Por: Marlene Yáñez Bittner | Fuente: Catholic.net
Te veo querido amigo haciendo tantas cosas para la Iglesia, tantos apostolados, perteneces a tantos grupos, eres agente importante en muchos movimientos. Te pregunto, ¿qué te motiva a hacer todo aquello?
Reconocimiento entre tus iguales, hacer notar los estudios académicos, sumar renglones al Curriculum… ¿O qué?
La invitación que es a examinarse: ¿Le estamos dando la gloria a Dios o estamos motivados en hacer las cosas por una mayor valoración de nosotros mismos? ¿Buscamos la aprobación de Dios o del hombre?
Pablo, el mayor perseguidor de los cristianos, afirmaba que en tiempos pasados, él buscaba agradar a los hombres bajo una convicción equivocada de Jesús de Nazaret; más tarde su propósito cambiaría.
¿Con quién tratamos de conciliarnos?: ¿con los hombres o con Dios? ¿Acaso tenemos que agradar a los hombres? Si tratara de agradar a los hombres, ya no sería siervo de Cristo (Gálatas 1,10).
Así también, el profeta más piadoso y consagrado a Dios en su tiempo permanecía bajo un enfoque distinto que el de Dios.
Cuando entraron, Samuel divisó a Eliab y pensó: «Seguramente ese será el que Yavé va a consagrar». Pero Yavé dijo a Samuel: «Olvídate de su apariencia y de su gran altura, lo he descartado. Porque Dios no ve las cosas como los hombres: el hombre se fija en las apariencias pero Dios ve el corazón» (1 Samuel 16,6-7).
Un servidor de Cristo hará las cosas correctas con la motivación correcta que es la de honrar el nombre de Dios consagrando nuestras obras a Él con el deseo intenso de conseguir su beneplácito.
Un servidor de Cristo, no sólo buscará hacer la voluntad del Padre, sino también vivir y pensar como Cristo a través de su testimonio. Buscar la santidad por medio de sus obras y hacer notar la presencia de Dios en su comportamiento, relaciones y acciones con los demás.

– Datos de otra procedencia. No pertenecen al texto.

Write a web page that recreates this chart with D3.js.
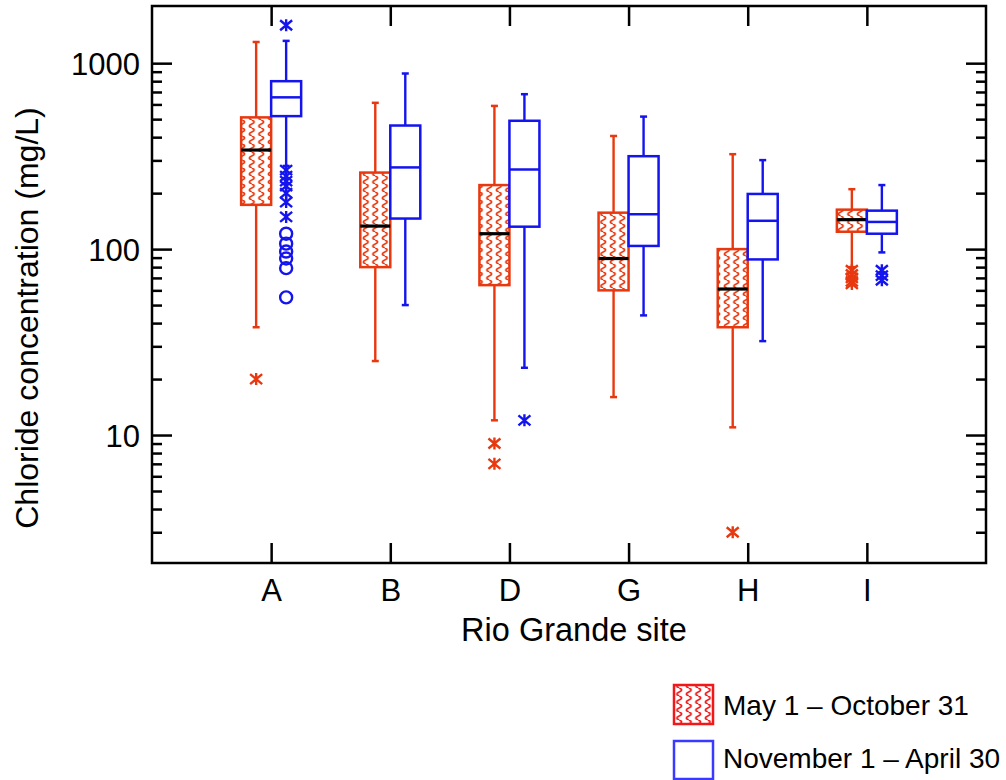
<!DOCTYPE html>
<html>
<head>
<meta charset="utf-8">
<script src="https://cdn.jsdelivr.net/npm/d3@7"></script>
<style>
  html, body { margin: 0; padding: 0; background: #fff; }
  svg { display: block; font-family: "Liberation Sans", Arial, Helvetica, sans-serif; }
</style>
</head>
<body>
<svg id="chart" width="1006" height="780"></svg>
<script>
// ---------------- data ----------------
const sites = ["A", "B", "D", "G", "H", "I"];
const seasonLabels = ["May 1 \u2013 October 31", "November 1 \u2013 April 30"];

// May 1 – October 31 (red, hatched)
const summerLow    = [38, 25, 12, 16, 11, 80];
const summerQ1     = [173, 80, 64, 60, 38, 124];
const summerMedian = [341, 133, 121, 89, 61, 144];
const summerQ3     = [511, 258, 221, 157, 100, 163];
const summerHigh   = [1300, 612, 589, 406, 324, 210];
const summerStars  = [[20], [], [9, 7], [], [3], [77, 73, 70, 67, 65]];
const summerCircles = [[], [], [], [], [], []];

// November 1 – April 30 (blue, open)
const winterLow    = [280, 50, 23, 44, 32, 96];
const winterQ1     = [519, 146, 132, 104, 88, 121];
const winterMedian = [655, 275, 268, 154, 142, 140];
const winterQ3     = [800, 462, 490, 316, 198, 161];
const winterHigh   = [1318, 880, 681, 516, 301, 221];
const winterStars  = [[1600, 266, 247, 232, 218, 200, 179, 149], [], [12], [], [], [77, 72, 68]];
const winterCircles = [[121, 107, 97, 89, 79, 55], [], [], [], [], []];

const majorTicks = [10, 100, 1000];
const yTitle = "Chloride concentration (mg/L)";
const xTitle = "Rio Grande site";

// ---------------- layout ----------------
const RED = "#e8380f", BLUE = "#1414ee", LRED = "#f01818", LBLUE = "#3a3aff";
const pLeft = 152, pRight = 986, pTop = 6, pBottom = 563;
const svg = d3.select("#chart");

const x = d3.scalePoint().domain(sites).range([pLeft, pRight]).padding(1);
const y = d3.scaleLog().domain([2.05, 2030]).range([pBottom, pTop]);

// pattern
const defs = svg.append("defs");
function wavePattern(id, color) {
  const p = defs.append("pattern").attr("id", id)
    .attr("patternUnits", "userSpaceOnUse").attr("width", 9.5).attr("height", 8);
  p.append("rect").attr("width", 9.5).attr("height", 8).attr("fill", "#fff");
  p.append("path").attr("d", "M4.75,0 Q9.5,2 4.75,4 Q0,6 4.75,8")
    .attr("fill", "none").attr("stroke", color).attr("stroke-width", 1.8);
}
wavePattern("wave", RED);
wavePattern("waveL", LRED);

// axes (ticks inward)
const minor = y.ticks().filter(v => v <= 1000 && majorTicks.indexOf(v) < 0);
function yAxis(gen, xpos) {
  const gMin = svg.append("g").attr("transform", `translate(${xpos},0)`)
    .call(gen(y).tickValues(minor).tickSize(-10).tickFormat(""));
  const gMaj = svg.append("g").attr("transform", `translate(${xpos},0)`)
    .call(gen(y).tickValues(majorTicks).tickSize(-20).tickFormat(d3.format("d")));
  [gMin, gMaj].forEach(g => {
    g.select(".domain").remove();
    g.selectAll("line").attr("stroke", "#000").attr("stroke-width", 2.5);
  });
  return gMaj;
}
const gl = yAxis(d3.axisLeft, pLeft);
gl.selectAll("text").attr("font-size", 31).attr("fill", "#000").attr("x", -12).attr("dy", "0.36em");
const gr = yAxis(d3.axisRight, pRight);
gr.selectAll("text").remove();

const gb = svg.append("g").attr("transform", `translate(0,${pBottom})`)
  .call(d3.axisBottom(x).tickSize(-20).tickPadding(14));
gb.select(".domain").remove();
gb.selectAll("line").attr("stroke", "#000").attr("stroke-width", 2.5);
gb.selectAll("text").attr("font-size", 31).attr("fill", "#000").attr("dy", "0.71em").attr("y", 16);
const gt = svg.append("g").attr("transform", `translate(0,${pTop})`)
  .call(d3.axisTop(x).tickSize(-20).tickFormat(""));
gt.select(".domain").remove();
gt.selectAll("line").attr("stroke", "#000").attr("stroke-width", 2.5);

// frame
svg.append("rect").attr("x", pLeft).attr("y", pTop).attr("width", pRight - pLeft).attr("height", pBottom - pTop)
  .attr("fill", "none").attr("stroke", "#000").attr("stroke-width", 2.5);

// titles
svg.append("text").attr("transform", `translate(38,318) rotate(-90)`)
  .attr("text-anchor", "middle").attr("font-size", 32).text(yTitle);
svg.append("text").attr("x", 574).attr("y", 641).attr("text-anchor", "middle")
  .attr("font-size", 32.5).text(xTitle);

// boxes
const boxW = 30;
const series = [
  {low: summerLow, q1: summerQ1, med: summerMedian, q3: summerQ3, high: summerHigh,
   stars: summerStars, circles: summerCircles, color: RED, fill: "url(#wave)", medColor: "#000", medW: 3.2, off: -1},
  {low: winterLow, q1: winterQ1, med: winterMedian, q3: winterQ3, high: winterHigh,
   stars: winterStars, circles: winterCircles, color: BLUE, fill: "#fff", medColor: BLUE, medW: 2.5, off: 1}
];

const plot = svg.append("g");
series.forEach(s => {
  const g = plot.append("g");
  sites.forEach((site, i) => {
    const c = x(site);
    const bx = s.off < 0 ? c - boxW : c;
    const wx = bx + boxW / 2;
    // whisker
    g.append("line").attr("x1", wx).attr("x2", wx).attr("y1", y(s.low[i])).attr("y2", y(s.high[i]))
      .attr("stroke", s.color).attr("stroke-width", 2.4);
    [s.low[i], s.high[i]].forEach(v => {
      g.append("line").attr("x1", wx - 3.5).attr("x2", wx + 3.5).attr("y1", y(v)).attr("y2", y(v))
        .attr("stroke", s.color).attr("stroke-width", 2.5);
    });
    // box
    g.append("rect").attr("x", bx).attr("y", y(s.q3[i])).attr("width", boxW)
      .attr("height", y(s.q1[i]) - y(s.q3[i]))
      .attr("fill", s.fill).attr("stroke", s.color).attr("stroke-width", 2.5);
    g.append("line").attr("x1", bx).attr("x2", bx + boxW).attr("y1", y(s.med[i])).attr("y2", y(s.med[i]))
      .attr("stroke", s.medColor).attr("stroke-width", s.medW);
    // outliers
    s.stars[i].forEach(v => {
      const yy = y(v);
      g.append("path")
        .attr("d", `M${wx - 6},${yy - 5}L${wx + 6},${yy + 5}M${wx - 6},${yy + 5}L${wx + 6},${yy - 5}M${wx},${yy - 6}L${wx},${yy + 6}`)
        .attr("stroke", s.color).attr("stroke-width", 2.4).attr("fill", "none");
    });
    s.circles[i].forEach(v => {
      g.append("circle").attr("cx", wx).attr("cy", y(v)).attr("r", 6)
        .attr("fill", "none").attr("stroke", s.color).attr("stroke-width", 2.4);
    });
  });
});

// legend
const lg = svg.append("g");
lg.append("rect").attr("x", 674).attr("y", 685).attr("width", 39).attr("height", 39)
  .attr("fill", "url(#waveL)").attr("stroke", LRED).attr("stroke-width", 2.5);
lg.append("text").attr("x", 723).attr("y", 715).attr("font-size", 28).text(seasonLabels[0]);
lg.append("rect").attr("x", 674).attr("y", 741).attr("width", 39).attr("height", 38)
  .attr("fill", "#fff").attr("stroke", LBLUE).attr("stroke-width", 2.5);
lg.append("text").attr("x", 723).attr("y", 768).attr("font-size", 28).text(seasonLabels[1]);
</script>
</body>
</html>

Un servidor de Cristo, sabrá menospreciar las banalidades del mundo para agradarle sólo a Dios, no se dejará caer por la crítica, ni se abatirá cuando los hombres no reconozcan sus obras. Dios, que pesa los corazones, tiene el conocimiento perfecto de nuestras intenciones y sabrá recompensar el bien que hagamos para santificar su nombre.
Sirvamos entonces, con la mentalidad del salmista y demos fielmente la gloria a Dios:
“¡No a nosotros, Señor, nos des la gloria, no a nosotros, sino a tu nombre, llevado por tu amor, tu lealtad!” (Salmo 115,1).